Customers’ willingness to pay for value-added services will aid their attempt to increase revenue. “Consumer behaviour is adapting to digital-first services and the fact that some of these services, like early delivery and orders of lower value, may come with delivery costs. This behaviour will likely benefit these companies,” Pahwa added.
Over the years, several startups have begun to resemble big businesses but without their financial muscle. These companies hire the best talent, match their salaries with those paid by MNCs and have large offices in prime commercial areas. This way of life, also generally funded by investor money, is being revisited.
A fresh graduate from a top Indian Institute of Technology got a Rs 30 lakh offer from a Bengaluru-based startup in February but the company yanked it after the pandemic broke.
“Startups have almost become as big as large corporates, without the strong revenue models of the traditional companies. Startups have hired very aggressively in the past. Founders should take this opportunity to rethink their strategies around hiring and team building,” an industry executive said, requesting anonymity.
Many consumer-internet firms have built asset-heavy businesses, the antithesis of an internet-driven firm, which seeks high valuations and growth based on lean models and little physical assets.
More startups are now going asset-light since servicing debt is becoming a challenge for companies with low cash flows. Scooter rental firms Bounce and Vogo and bike-hailing firm Rapido are selling off their vehicles and renting them out on long-term lease.
For most consumer-internet firms, anything less than doubling their user base every few months, or every year, was frowned upon by them and their investors.
Swiggy, for example, tripled its revenue to Rs 1,128 crore but also saw losses rise six times in a year to Rs 2,367 crore in FY19. Similar stories played out with most companies valued between $100 million and $5 billion.

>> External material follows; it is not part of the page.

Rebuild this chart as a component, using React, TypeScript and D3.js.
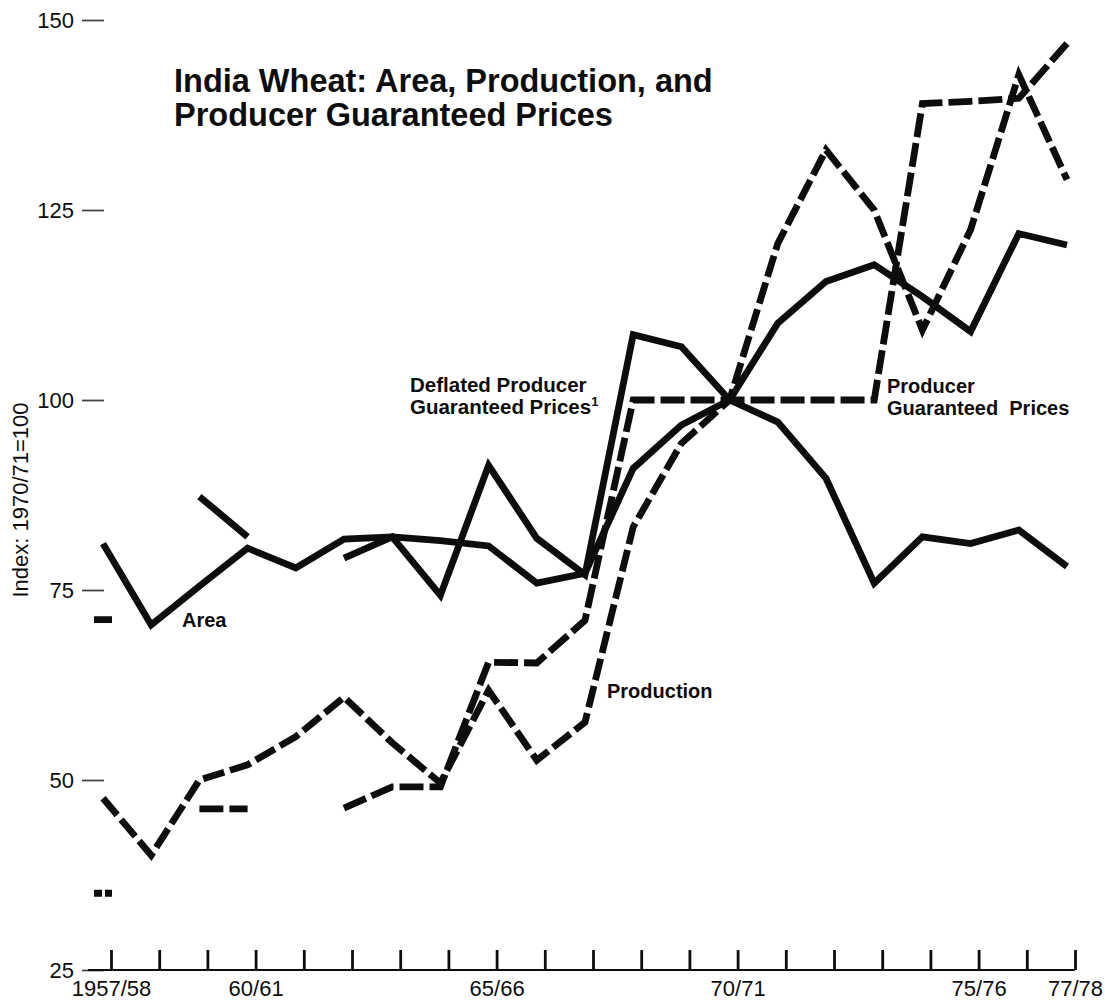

On the other hand, the startups that grew at 30 percent a year while making money may survive in the long run but they will never hog headlines or got the large funding rounds. The coronavirus has pushed many such firms into a survival mode with modest expectations. Their primary goal is to outlast the pandemic.
Funding, the final frontier
Most, if not all, of the recent decisions taken by startups to be lean stem from the reality that unlimited fundraising may no longer be possible. Early-stage companies are seeing large investors go slow on new firms. They are reserving cash mostly for their own portfolio companies.
Venture funds have classified their portfolios broadly into three categories —startups that cannot get fresh funding and the future is unclear; companies that will be able to pull through with some booster funds and those that have either benefited due to the viral outbreak or are in a strong financial position, say sources.
Investors also say that while some of these calls-- on not funding firms or giving a lower valuation—were driven by the pandemic, many of these decisions had been coming for a while now.
It is the extent of cutbacks that took some investors by surprise. “VCs (venture capitalists) have become like private equity funds. They are asking companies to focus on making money, surviving the pandemic, and are propagating general conservatism, generally rare among VCs,” a banker advising on technology deals said, requesting anonymity.